Sunday, May 11, 2008

This I Believe

This I Believe

I’ve been listening to NPR shows for most of my life, and you would be hard pressed to find a bigger fan of such shows as Wait Wait… Don’t tell Me, Car Talk, and Thistle and Shamrock. I enjoy listening to the NPR talk shows like Talk of the Nation and The Diane Rehm Show. Yet despite all of the positive attributes of all the NPR shows, there is one spot on one show that I simply can’t stand. It’s called This I Believe.

This I Believe is a joint program between Atlantic Public Media, This I Believe Inc, and NPR. Each Sunday on Weekend Edition Sunday, a new This I Believe essay is narrated for us. Often the essay’s stray into the land of blind pretentiousness. This week’s essay, I Am Evolution, was more annoying than average and ends with this admonition,

So I believe evolution.
I feel it. I breathe it. I listen to evolution, I observe it and I do evolution. I write, study, analyze, scrutinize and collect evolution. I am evolution.

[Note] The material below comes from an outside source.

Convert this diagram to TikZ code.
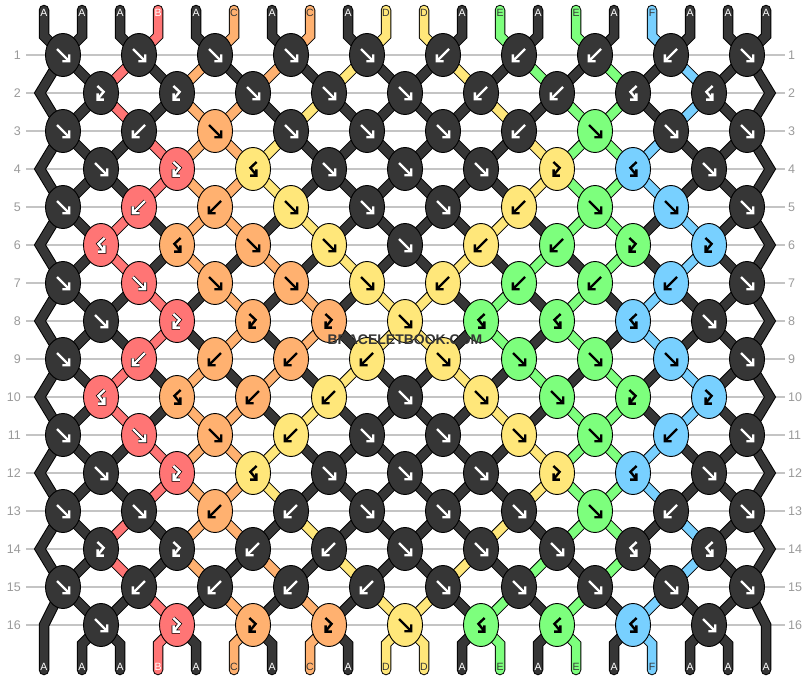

In America, people are free to believe what they wish to believe, and Holly Dunsworth is no different. Like her, I believe in evolution. Like her, I believe the evidence is overwhelming. However, unlike her, I have not become evolution. I do evolve, but I have not evolved into evolution.

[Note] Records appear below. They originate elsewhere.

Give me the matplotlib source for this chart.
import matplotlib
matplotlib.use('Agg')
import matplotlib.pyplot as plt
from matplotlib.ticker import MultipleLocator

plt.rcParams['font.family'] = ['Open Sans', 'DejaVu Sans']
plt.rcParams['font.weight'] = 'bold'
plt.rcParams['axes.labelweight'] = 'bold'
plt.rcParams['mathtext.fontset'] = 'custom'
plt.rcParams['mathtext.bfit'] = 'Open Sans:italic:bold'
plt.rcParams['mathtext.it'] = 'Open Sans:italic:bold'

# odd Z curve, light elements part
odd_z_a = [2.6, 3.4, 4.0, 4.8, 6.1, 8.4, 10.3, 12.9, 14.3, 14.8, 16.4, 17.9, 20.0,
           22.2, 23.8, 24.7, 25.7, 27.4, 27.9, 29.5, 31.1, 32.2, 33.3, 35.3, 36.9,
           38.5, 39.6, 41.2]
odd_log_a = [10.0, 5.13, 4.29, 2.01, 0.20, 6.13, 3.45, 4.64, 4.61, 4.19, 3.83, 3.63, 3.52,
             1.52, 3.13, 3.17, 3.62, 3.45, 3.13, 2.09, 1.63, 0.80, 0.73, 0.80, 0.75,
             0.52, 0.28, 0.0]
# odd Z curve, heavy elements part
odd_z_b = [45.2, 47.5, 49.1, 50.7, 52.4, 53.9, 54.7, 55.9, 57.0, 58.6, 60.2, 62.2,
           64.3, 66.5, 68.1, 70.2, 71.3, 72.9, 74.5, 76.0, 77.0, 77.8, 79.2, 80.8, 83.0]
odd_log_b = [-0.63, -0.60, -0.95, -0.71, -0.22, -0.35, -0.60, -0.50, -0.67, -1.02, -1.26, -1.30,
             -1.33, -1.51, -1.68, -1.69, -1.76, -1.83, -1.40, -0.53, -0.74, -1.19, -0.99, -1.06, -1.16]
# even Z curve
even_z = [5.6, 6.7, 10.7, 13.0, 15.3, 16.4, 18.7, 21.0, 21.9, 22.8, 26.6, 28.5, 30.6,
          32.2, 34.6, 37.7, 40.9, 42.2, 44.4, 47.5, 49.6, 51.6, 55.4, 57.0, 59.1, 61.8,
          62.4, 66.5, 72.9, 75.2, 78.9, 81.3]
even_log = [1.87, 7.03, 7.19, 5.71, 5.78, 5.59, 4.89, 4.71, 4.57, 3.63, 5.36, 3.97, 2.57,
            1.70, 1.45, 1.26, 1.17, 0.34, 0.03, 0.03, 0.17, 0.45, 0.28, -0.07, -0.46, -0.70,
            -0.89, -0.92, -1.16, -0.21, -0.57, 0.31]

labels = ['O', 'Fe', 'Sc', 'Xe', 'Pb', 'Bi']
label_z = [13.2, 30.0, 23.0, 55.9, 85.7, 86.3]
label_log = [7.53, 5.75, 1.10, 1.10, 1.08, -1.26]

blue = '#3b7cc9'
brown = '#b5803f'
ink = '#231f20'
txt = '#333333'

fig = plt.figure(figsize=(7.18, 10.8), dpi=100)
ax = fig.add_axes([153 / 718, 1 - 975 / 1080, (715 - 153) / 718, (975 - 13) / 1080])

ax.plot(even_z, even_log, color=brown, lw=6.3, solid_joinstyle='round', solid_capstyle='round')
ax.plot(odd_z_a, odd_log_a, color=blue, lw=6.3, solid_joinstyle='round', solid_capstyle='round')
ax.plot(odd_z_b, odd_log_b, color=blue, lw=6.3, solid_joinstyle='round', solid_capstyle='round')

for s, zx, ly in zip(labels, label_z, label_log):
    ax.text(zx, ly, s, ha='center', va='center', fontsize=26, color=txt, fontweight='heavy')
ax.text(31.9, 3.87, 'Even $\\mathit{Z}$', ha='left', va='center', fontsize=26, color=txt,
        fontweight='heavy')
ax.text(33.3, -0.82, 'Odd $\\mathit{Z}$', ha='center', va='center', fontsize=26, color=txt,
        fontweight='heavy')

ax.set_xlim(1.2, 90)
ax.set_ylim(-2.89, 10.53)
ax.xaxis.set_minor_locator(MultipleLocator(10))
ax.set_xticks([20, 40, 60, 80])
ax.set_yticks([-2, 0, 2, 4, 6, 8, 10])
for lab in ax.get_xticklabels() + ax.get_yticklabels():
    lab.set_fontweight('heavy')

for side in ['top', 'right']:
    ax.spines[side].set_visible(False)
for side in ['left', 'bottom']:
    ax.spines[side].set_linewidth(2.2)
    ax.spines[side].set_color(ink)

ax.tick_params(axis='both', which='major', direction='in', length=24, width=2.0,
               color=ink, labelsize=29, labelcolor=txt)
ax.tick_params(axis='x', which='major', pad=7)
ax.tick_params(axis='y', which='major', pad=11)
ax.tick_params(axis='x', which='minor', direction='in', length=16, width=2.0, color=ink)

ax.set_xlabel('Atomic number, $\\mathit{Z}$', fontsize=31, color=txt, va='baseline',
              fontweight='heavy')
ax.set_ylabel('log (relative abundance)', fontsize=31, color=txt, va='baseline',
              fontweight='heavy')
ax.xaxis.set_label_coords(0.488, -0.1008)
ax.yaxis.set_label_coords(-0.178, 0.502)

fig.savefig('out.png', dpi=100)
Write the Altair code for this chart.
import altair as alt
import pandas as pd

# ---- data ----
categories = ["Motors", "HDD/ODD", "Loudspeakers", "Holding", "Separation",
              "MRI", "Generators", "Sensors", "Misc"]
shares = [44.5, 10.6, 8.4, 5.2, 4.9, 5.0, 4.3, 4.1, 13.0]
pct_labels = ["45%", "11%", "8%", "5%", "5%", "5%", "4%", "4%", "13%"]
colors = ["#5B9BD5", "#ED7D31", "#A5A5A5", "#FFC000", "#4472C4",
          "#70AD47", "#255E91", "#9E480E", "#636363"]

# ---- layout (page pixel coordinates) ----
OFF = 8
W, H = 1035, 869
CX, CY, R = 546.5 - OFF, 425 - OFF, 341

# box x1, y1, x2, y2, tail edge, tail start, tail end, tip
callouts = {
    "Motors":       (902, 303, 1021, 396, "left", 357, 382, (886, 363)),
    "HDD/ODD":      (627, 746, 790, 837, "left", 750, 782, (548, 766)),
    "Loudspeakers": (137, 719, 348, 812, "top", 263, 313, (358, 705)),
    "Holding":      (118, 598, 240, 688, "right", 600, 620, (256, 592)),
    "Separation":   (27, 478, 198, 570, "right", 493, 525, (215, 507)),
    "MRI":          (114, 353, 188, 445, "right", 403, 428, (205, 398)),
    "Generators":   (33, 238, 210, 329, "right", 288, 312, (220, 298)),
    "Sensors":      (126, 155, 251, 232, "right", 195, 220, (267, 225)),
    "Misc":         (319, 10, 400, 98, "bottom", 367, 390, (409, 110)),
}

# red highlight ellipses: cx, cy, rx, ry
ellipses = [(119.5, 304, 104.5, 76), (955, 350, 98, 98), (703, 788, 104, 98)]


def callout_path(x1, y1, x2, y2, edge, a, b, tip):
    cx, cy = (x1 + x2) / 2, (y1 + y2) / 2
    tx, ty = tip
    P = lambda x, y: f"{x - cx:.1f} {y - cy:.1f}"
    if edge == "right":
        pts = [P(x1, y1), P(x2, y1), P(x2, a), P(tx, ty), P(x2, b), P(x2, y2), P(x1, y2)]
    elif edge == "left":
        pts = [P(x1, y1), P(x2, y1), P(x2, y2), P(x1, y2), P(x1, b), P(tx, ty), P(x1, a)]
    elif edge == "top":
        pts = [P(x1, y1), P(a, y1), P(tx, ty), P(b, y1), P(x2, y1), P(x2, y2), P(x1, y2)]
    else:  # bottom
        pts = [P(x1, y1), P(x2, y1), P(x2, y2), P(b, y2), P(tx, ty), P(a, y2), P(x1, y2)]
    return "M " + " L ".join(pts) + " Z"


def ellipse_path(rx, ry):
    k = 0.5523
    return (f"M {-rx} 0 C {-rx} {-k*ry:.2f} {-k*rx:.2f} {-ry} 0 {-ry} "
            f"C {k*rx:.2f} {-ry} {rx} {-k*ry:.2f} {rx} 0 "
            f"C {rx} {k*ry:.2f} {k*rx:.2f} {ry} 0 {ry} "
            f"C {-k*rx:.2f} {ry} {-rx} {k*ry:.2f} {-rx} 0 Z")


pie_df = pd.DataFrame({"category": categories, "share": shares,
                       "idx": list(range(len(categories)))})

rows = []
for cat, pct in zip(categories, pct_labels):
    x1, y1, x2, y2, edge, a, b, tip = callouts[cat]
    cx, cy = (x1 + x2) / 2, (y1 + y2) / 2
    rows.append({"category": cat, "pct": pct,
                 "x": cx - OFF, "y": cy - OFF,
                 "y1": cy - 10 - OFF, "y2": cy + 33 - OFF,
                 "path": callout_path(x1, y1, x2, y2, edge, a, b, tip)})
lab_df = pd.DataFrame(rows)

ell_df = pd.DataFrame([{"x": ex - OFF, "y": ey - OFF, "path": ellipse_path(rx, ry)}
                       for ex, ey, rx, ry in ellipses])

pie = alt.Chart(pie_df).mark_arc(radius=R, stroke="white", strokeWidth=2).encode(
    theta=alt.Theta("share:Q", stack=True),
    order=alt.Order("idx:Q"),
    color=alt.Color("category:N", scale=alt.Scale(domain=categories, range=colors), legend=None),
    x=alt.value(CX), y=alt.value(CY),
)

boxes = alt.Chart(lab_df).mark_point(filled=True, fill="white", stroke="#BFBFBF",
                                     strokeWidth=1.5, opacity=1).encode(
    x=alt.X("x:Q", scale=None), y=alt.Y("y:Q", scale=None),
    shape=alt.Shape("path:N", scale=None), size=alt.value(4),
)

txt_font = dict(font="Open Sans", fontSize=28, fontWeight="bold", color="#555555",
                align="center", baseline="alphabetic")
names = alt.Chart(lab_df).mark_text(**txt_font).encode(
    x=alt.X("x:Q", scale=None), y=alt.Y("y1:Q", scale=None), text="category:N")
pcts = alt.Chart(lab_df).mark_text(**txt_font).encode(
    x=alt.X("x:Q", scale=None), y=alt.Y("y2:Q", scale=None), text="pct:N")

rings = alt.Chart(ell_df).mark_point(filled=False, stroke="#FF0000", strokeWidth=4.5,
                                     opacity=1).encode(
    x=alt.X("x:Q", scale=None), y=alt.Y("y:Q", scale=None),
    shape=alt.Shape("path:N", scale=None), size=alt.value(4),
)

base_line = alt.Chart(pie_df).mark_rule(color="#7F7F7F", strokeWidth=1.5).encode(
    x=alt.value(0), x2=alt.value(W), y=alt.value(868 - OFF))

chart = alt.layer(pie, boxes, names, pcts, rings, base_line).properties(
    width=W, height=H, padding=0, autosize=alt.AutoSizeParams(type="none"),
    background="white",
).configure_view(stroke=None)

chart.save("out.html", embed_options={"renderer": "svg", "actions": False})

So I’d like to take a few moments of your time to share with you what I believe.

I Am Better Than You

I know something that you don’t know. In fact, I know many things about which you haven’t a clue. You see, I am better than you.

I was born almost 48 years ago, and even at birth I knew more than other babies. I knew not only how to suckle but how to attain climatic suckling pleasure by swishing the soft folds of my blanket “bah” between my thumb and forefinger while I drank bottles of milk. No other babies knew that. I did. I knew more than them.

Later, when I was six years old, I learned that you can't use left-handed scissors when you are right-handed. Further, I came to know where golf balls hid and where certain turtles slept on rocks beside lakes. Oh, yes I knew more than that other kids my age.

I know things. Things that others call trivial, I call base. People who don’t know things blindly dismiss what they can’t fathom as trivia. I was on Klassroom Kwiz. While others got onto the show because they earned fantastic grades, I never bothered with those. Instead, I earned my way on by “surprisingly” doing well on a trivia test. Again, people who don’t know, trivialize trivia.

When I tell a story, it’s a story that must be heard. When I drive my car, my mission is more important that yours because it’s mine. That's why I use my bright lights at night no matter where I'm going because my errand takes precedence. I seek shortcuts, because shortcuts free me from interacting with lesser people. When I used to smoke, I'd toss my butts. They'd just clutter my car if I used the ashtray. When approaching a yield sign, I go. People must clear away from me.

I am a fascinating person while you have social flaws. I love with a rare passion. I laugh with gusto. I walk with anointed purpose.

You don’t know all that I know. You don’t hold a candle to me. I am knowledge. I drink it. I breathe it. I just know it. I am singularly important. Without the slightest doubt, I know that I am better than you. That’s what I believe…and that’s the truth.